▸ **WHAT IS ASKED**
In the entries below, repeat only the lines between those holding "What React, TypeScript" and "import Chart from 'chart.js/auto';", inclusive. Leave pictures out.

▸ **GIVEN DATA**
----------
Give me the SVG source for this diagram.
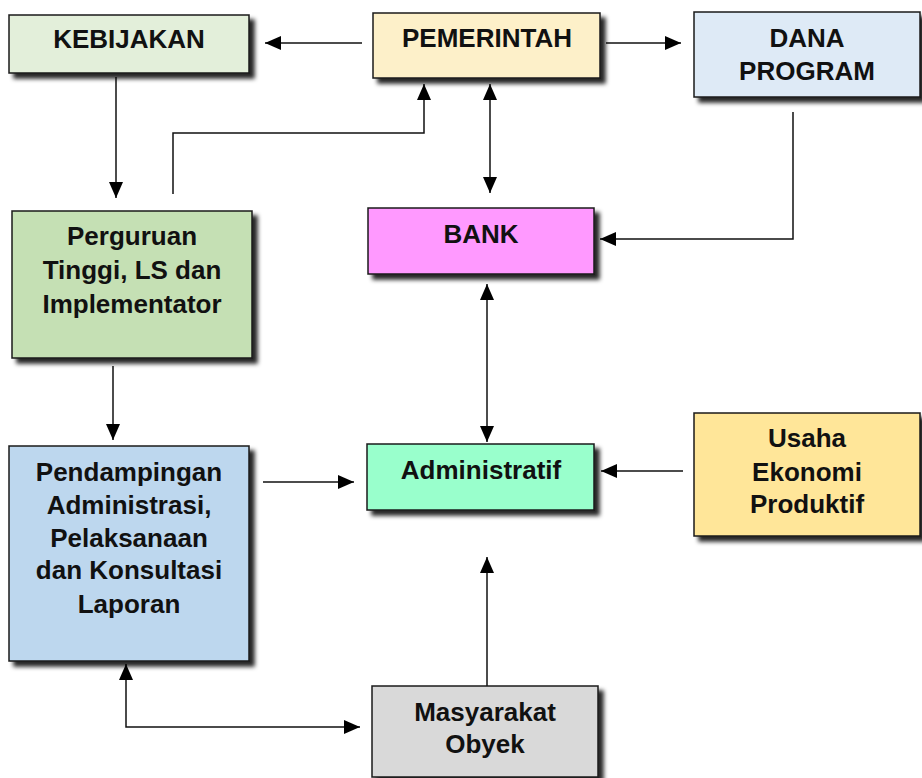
<svg xmlns="http://www.w3.org/2000/svg" width="922" height="778" viewBox="0 0 922 778">
  <style>
    .box { stroke: #1a1a1a; stroke-width: 1.5; filter: url(#shadow); }
    .lbl { font-family: "Liberation Sans", Arial, sans-serif; font-weight: bold; font-size: 26px; fill: #111; text-anchor: middle; }
    .wire { fill: none; stroke: #111; stroke-width: 1.5; }
    .fwd { marker-end: url(#head); }
    .both { marker-start: url(#head); marker-end: url(#head); }
  </style>
  <defs>
    <filter id="shadow" x="-10%" y="-10%" width="130%" height="130%">
      <feDropShadow dx="5" dy="5" stdDeviation="2.2" flood-color="#000" flood-opacity="0.85"/>
    </filter>
    <marker id="head" viewBox="0 0 16 14" refX="16" refY="7" markerWidth="16" markerHeight="14" markerUnits="userSpaceOnUse" orient="auto-start-reverse">
      <path d="M0,0 L16,7 L0,14 Z" fill="#000"/>
    </marker>
  </defs>
  <rect width="922" height="778" fill="#fff"/>

  <!-- connectors -->
  <g id="connectors">
    <path class="wire fwd" d="M362,43 H265"/>
    <path class="wire fwd" d="M606,43 H681"/>
    <path class="wire fwd" d="M793,112 V239 H600"/>
    <path class="wire fwd" d="M116,77 V198"/>
    <path class="wire fwd" d="M173,194 V133 H424 V84"/>
    <path class="wire both" d="M490,84 V193"/>
    <path class="wire both" d="M487,284 V442"/>
    <path class="wire fwd" d="M113,366 V440"/>
    <path class="wire fwd" d="M263,482 H354"/>
    <path class="wire fwd" d="M683,471 H601"/>
    <path class="wire fwd" d="M487,686 V557"/>
    <path class="wire both" d="M126,664 V727 H360"/>
  </g>

  <g id="kebijakan">
    <rect class="box" x="9" y="15" width="240" height="58" fill="#e3efda"/>
    <text class="lbl" x="129" y="48">KEBIJAKAN</text>
  </g>

  <g id="pemerintah">
    <rect class="box" x="373" y="13" width="227" height="65" fill="#fdf0c9"/>
    <text class="lbl" x="487" y="47">PEMERINTAH</text>
  </g>

  <g id="dana-program">
    <rect class="box" x="694" y="12" width="226" height="85" fill="#deeaf6"/>
    <text class="lbl" x="807" y="47">DANA</text>
    <text class="lbl" x="807" y="80">PROGRAM</text>
  </g>

  <g id="perguruan-tinggi">
    <rect class="box" x="12" y="211" width="240" height="147" fill="#c5e0b4"/>
    <text class="lbl" x="132" y="245">Perguruan</text>
    <text class="lbl" x="132" y="279">Tinggi, LS dan</text>
    <text class="lbl" x="132" y="313">Implementator</text>
  </g>

  <g id="bank">
    <rect class="box" x="368" y="208" width="226" height="66" fill="#ff99ff"/>
    <text class="lbl" x="481" y="243">BANK</text>
  </g>

  <g id="pendampingan">
    <rect class="box" x="9" y="446" width="240" height="215" fill="#bdd7ee"/>
    <text class="lbl" x="129" y="481">Pendampingan</text>
    <text class="lbl" x="129" y="514">Administrasi,</text>
    <text class="lbl" x="129" y="547">Pelaksanaan</text>
    <text class="lbl" x="129" y="579">dan Konsultasi</text>
    <text class="lbl" x="129" y="613">Laporan</text>
  </g>

  <g id="administratif">
    <rect class="box" x="367" y="444" width="227" height="66" fill="#99ffcc"/>
    <text class="lbl" x="481" y="479">Administratif</text>
  </g>

  <g id="usaha-ekonomi">
    <rect class="box" x="694" y="413" width="226" height="123" fill="#ffe699"/>
    <text class="lbl" x="807" y="447">Usaha</text>
    <text class="lbl" x="807" y="481">Ekonomi</text>
    <text class="lbl" x="807" y="513">Produktif</text>
  </g>

  <g id="masyarakat">
    <rect class="box" x="372" y="686" width="226" height="91" fill="#d9d9d9"/>
    <text class="lbl" x="485" y="721">Masyarakat</text>
    <text class="lbl" x="485" y="753">Obyek</text>
  </g>
</svg>
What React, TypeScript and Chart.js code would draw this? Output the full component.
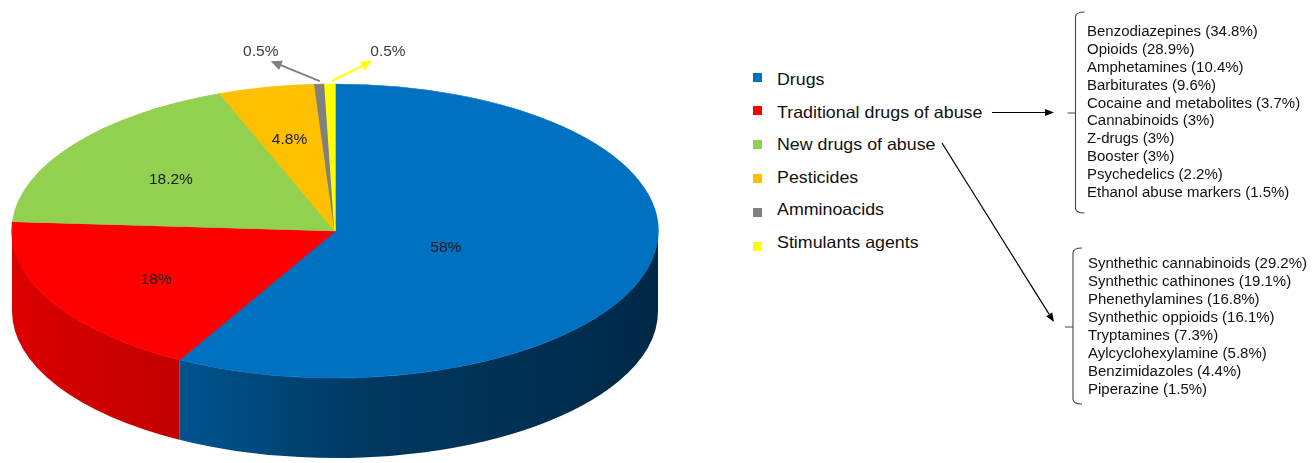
import React, { useEffect, useRef } from 'react';
import Chart from 'chart.js/auto';

const categories = ['Drugs', 'Traditional drugs of abuse', 'New drugs of abuse', 'Pesticides', 'Amminoacids', 'Stimulants agents'];
const values = [58, 18, 18.2, 4.8, 0.5, 0.5];
const valueLabels = ['58%', '18%', '18.2%', '4.8%', '0.5%', '0.5%'];
const colors = ['#0070C0', '#FF0000', '#92D050', '#FFC000', '#808080', '#FFFF00'];

const traditionalDrugs = [
  'Benzodiazepines (34.8%)',
  'Opioids (28.9%)',
  'Amphetamines (10.4%)',
  'Barbiturates (9.6%)',
  'Cocaine and metabolites (3.7%)',
  'Cannabinoids (3%)',
  'Z-drugs (3%)',
  'Booster (3%)',
  'Psychedelics (2.2%)',
  'Ethanol abuse markers (1.5%)',
];
const newDrugs = [
  'Synthethic cannabinoids (29.2%)',
  'Synthethic cathinones (19.1%)',
  'Phenethylamines (16.8%)',
  'Synthethic oppioids (16.1%)',
  'Tryptamines (7.3%)',
  'Aylcyclohexylamine (5.8%)',
  'Benzimidazoles (4.4%)',
  'Piperazine (1.5%)',
];

const FONT = '"Liberation Sans", Arial, Helvetica, sans-serif';
const GEO = { cx: 335, cy: 231, rx: 323, ry: 147, depth: 80 };

function shade(hex: string, f: number) {
  const n = parseInt(hex.slice(1), 16);
  const r = Math.round(((n >> 16) & 255) * f);
  const g = Math.round(((n >> 8) & 255) * f);
  const b = Math.round((n & 255) * f);
  return `rgb(${r},${g},${b})`;
}

function arrowHead(ctx: CanvasRenderingContext2D, x0: number, y0: number, x1: number, y1: number, len: number, wid: number) {
  const a = Math.atan2(y1 - y0, x1 - x0);
  ctx.beginPath();
  ctx.moveTo(x1, y1);
  ctx.lineTo(x1 - len * Math.cos(a) + (wid / 2) * Math.sin(a), y1 - len * Math.sin(a) - (wid / 2) * Math.cos(a));
  ctx.lineTo(x1 - len * Math.cos(a) - (wid / 2) * Math.sin(a), y1 - len * Math.sin(a) + (wid / 2) * Math.cos(a));
  ctx.closePath();
  ctx.fill();
}

const pie3d = {
  id: 'pie3d',
  beforeDatasetsDraw(chart: any) {
    const ctx: CanvasRenderingContext2D = chart.ctx;
    const meta = chart.getDatasetMeta(0);
    const { cx, cy, rx, ry, depth } = GEO;
    meta.data.forEach((arc: any, i: number) => {
      const s = arc.startAngle;
      const e = arc.endAngle;
      for (const base of [-2 * Math.PI, 0, 2 * Math.PI]) {
        const a0 = Math.max(s, base);
        const a1 = Math.min(e, base + Math.PI);
        if (a1 <= a0) continue;
        const g = ctx.createLinearGradient(cx - rx, 0, cx + rx, 0);
        g.addColorStop(0, shade(colors[i], 0.86));
        g.addColorStop(0.25, shade(colors[i], 0.76));
        g.addColorStop(0.55, shade(colors[i], 0.5));
        g.addColorStop(1, shade(colors[i], 0.37));
        ctx.beginPath();
        ctx.ellipse(cx, cy, rx, ry, 0, a0, a1);
        ctx.ellipse(cx, cy + depth, rx, ry, 0, a1, a0, true);
        ctx.closePath();
        ctx.fillStyle = g;
        ctx.fill();
      }
    });
    const a = meta.data[0];
    ctx.save();
    ctx.translate(cx, cy);
    ctx.scale(rx / a.outerRadius, ry / a.outerRadius);
    ctx.translate(-a.x, -a.y);
  },
  afterDatasetsDraw(chart: any) {
    chart.ctx.restore();
  },
  afterDraw(chart: any) {
    const ctx: CanvasRenderingContext2D = chart.ctx;
    const meta = chart.getDatasetMeta(0);
    const { cx, cy, rx, ry } = GEO;
    const last = values.length - 1;
    ctx.save();
    ctx.font = `15.5px ${FONT}`;
    ctx.textBaseline = 'middle';
    meta.data.forEach((arc: any, i: number) => {
      const s = arc.startAngle;
      const e = arc.endAngle;
      const th = e - s;
      const mid = (s + e) / 2;
      if (values[i] >= 1) {
        const k = (2 / 3) * Math.sin(th / 2) / (th / 2);
        const x = cx + k * rx * Math.cos(mid);
        const y = cy + k * ry * Math.sin(mid) + 4;
        ctx.fillStyle = '#1a1a1a';
        ctx.textAlign = 'center';
        ctx.fillText(valueLabels[i], x, y);
      } else {
        const dir = i === last ? 1 : -1;
        const px = cx + rx * Math.cos(mid) + (dir > 0 ? 2 : 0);
        const py = cy + ry * Math.sin(mid) - 3;
        const tx = px + (dir < 0 ? -49 : 40);
        const ty = py - 20;
        const a = Math.atan2(ty - py, tx - px);
        ctx.strokeStyle = colors[i];
        ctx.fillStyle = colors[i];
        ctx.lineWidth = 2;
        ctx.beginPath();
        ctx.moveTo(px, py);
        ctx.lineTo(tx - 8 * Math.cos(a), ty - 8 * Math.sin(a));
        ctx.stroke();
        arrowHead(ctx, px, py, tx, ty, 11, 10);
        ctx.fillStyle = '#3c3c3c';
        ctx.textAlign = 'center';
        ctx.fillText(valueLabels[i], dir < 0 ? tx - 10 : tx + 16, ty - 9);
      }
    });
    ctx.restore();
  },
};

function Arrow({ x1, y1, x2, y2 }: { x1: number; y1: number; x2: number; y2: number }) {
  const a = Math.atan2(y2 - y1, x2 - x1);
  const len = 9;
  const wid = 7;
  const bx = x2 - len * Math.cos(a);
  const by = y2 - len * Math.sin(a);
  const pts = [
    [x2, y2],
    [bx + (wid / 2) * Math.sin(a), by - (wid / 2) * Math.cos(a)],
    [bx - (wid / 2) * Math.sin(a), by + (wid / 2) * Math.cos(a)],
  ]
    .map((p) => p.join(','))
    .join(' ');
  return (
    <g>
      <line x1={x1} y1={y1} x2={bx} y2={by} stroke="#000" strokeWidth={1.2} />
      <polygon points={pts} fill="#000" />
    </g>
  );
}

function Bracket({ x, top, bottom, mid }: { x: number; top: number; bottom: number; mid: number }) {
  const d = `M ${x + 9} ${top} Q ${x} ${top} ${x} ${top + 5} L ${x} ${bottom - 5} Q ${x} ${bottom} ${x + 9} ${bottom} M ${x - 8} ${mid} L ${x} ${mid}`;
  return <path d={d} fill="none" stroke="#444" strokeWidth={1.1} />;
}

export default function App() {
  const ref = useRef<HTMLCanvasElement>(null);
  useEffect(() => {
    document.body.style.margin = '0';
    const chart = new Chart(ref.current as HTMLCanvasElement, {
      type: 'pie',
      data: {
        labels: categories,
        datasets: [
          {
            data: values,
            backgroundColor: colors,
            borderColor: colors,
            borderWidth: 1,
            clip: false as any,
          },
        ],
      },
      options: {
        animation: false,
        responsive: false,
        maintainAspectRatio: false,
        layout: { padding: 0 },
        plugins: { legend: { display: false }, tooltip: { enabled: false } },
        events: [],
      },
      plugins: [pie3d],
    });
    return () => chart.destroy();
  }, []);

  const textScale = { display: 'inline-block', transformOrigin: 'left center', whiteSpace: 'nowrap' as const };

  return (
    <div style={{ position: 'relative', width: 1315, height: 463, overflow: 'hidden', background: '#fff', fontFamily: FONT }}>
      <canvas ref={ref} width={700} height={463} style={{ position: 'absolute', left: 0, top: 0, width: 700, height: 463 }} />
      {categories.map((c, i) => (
        <React.Fragment key={c}>
          <div style={{ position: 'absolute', left: 753, top: 77 + i * 33.8 - 4.5, width: 9, height: 9, background: colors[i] }} />
          <div style={{ position: 'absolute', left: 777, top: 79 + i * 32.5 - 12, height: 24, lineHeight: '24px', fontSize: 16.5, color: '#111' }}>
            <span style={{ ...textScale, transform: 'scaleX(1.08)' }}>{c}</span>
          </div>
        </React.Fragment>
      ))}
      <svg width={1315} height={463} style={{ position: 'absolute', left: 0, top: 0 }}>
        <Arrow x1={992} y1={112.5} x2={1054} y2={112.5} />
        <Arrow x1={942} y1={143} x2={1054} y2={322} />
        <Bracket x={1075.5} top={12} bottom={213} mid={113} />
        <Bracket x={1073} top={248} bottom={404} mid={327} />
      </svg>
      <div style={{ position: 'absolute', left: 1087, top: 32 - 9, fontSize: 14, lineHeight: '17.9px', color: '#111' }}>
        {traditionalDrugs.map((t) => (
          <div key={t} style={{ height: 17.9 }}>
            <span style={{ ...textScale, transform: 'scaleX(1.07)' }}>{t}</span>
          </div>
        ))}
      </div>
      <div style={{ position: 'absolute', left: 1088, top: 263 - 9, fontSize: 14, lineHeight: '18px', color: '#111' }}>
        {newDrugs.map((t) => (
          <div key={t} style={{ height: 18 }}>
            <span style={{ ...textScale, transform: 'scaleX(1.07)' }}>{t}</span>
          </div>
        ))}
      </div>
    </div>
  );
}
----------
▸ **TASK ANSWER**
What React, TypeScript and Chart.js code would draw this? Output the full component.
import React, { useEffect, useRef } from 'react';
import Chart from 'chart.js/auto';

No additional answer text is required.